* start DATA FOR THE TASK *

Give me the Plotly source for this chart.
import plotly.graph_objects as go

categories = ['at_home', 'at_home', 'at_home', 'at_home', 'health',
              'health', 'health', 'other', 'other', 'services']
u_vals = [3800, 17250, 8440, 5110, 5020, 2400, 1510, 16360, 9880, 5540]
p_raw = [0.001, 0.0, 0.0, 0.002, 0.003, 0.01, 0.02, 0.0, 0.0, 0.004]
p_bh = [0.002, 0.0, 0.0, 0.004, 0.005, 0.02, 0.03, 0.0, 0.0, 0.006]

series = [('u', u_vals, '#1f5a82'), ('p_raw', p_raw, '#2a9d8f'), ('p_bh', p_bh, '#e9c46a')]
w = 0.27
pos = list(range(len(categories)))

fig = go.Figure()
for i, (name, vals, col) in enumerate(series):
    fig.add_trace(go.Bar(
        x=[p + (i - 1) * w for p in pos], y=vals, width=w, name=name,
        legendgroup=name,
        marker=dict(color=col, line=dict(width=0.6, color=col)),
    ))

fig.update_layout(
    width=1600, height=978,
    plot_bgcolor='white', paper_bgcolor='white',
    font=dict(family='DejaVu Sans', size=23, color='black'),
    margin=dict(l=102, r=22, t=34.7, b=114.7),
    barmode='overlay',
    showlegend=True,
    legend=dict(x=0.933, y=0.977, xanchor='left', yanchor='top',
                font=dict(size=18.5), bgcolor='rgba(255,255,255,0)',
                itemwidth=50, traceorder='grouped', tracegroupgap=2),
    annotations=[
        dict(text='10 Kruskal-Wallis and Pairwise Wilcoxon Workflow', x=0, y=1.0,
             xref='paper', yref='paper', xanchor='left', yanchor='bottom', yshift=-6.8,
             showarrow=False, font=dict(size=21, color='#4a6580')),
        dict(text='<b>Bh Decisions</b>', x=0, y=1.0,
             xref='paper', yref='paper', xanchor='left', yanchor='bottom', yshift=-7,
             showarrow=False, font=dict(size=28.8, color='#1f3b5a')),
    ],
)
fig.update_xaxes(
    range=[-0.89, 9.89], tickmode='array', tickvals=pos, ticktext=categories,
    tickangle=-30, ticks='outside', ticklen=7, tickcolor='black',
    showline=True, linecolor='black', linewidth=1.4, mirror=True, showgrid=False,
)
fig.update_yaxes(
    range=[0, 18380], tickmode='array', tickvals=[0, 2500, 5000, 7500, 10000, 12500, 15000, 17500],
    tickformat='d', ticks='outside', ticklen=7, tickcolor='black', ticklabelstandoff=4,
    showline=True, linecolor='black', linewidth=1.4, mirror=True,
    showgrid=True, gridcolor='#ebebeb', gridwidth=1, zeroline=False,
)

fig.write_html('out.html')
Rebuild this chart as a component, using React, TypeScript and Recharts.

* end DATA FOR THE TASK *

WORK TO BE COMPLETED: From the opening line of the data above, please print each line as written up to and including the line that contains "import plotly.graph_objects as go", and nothing more.

OUTPUT BELOW:
Give me the Plotly source for this chart.
import plotly.graph_objects as go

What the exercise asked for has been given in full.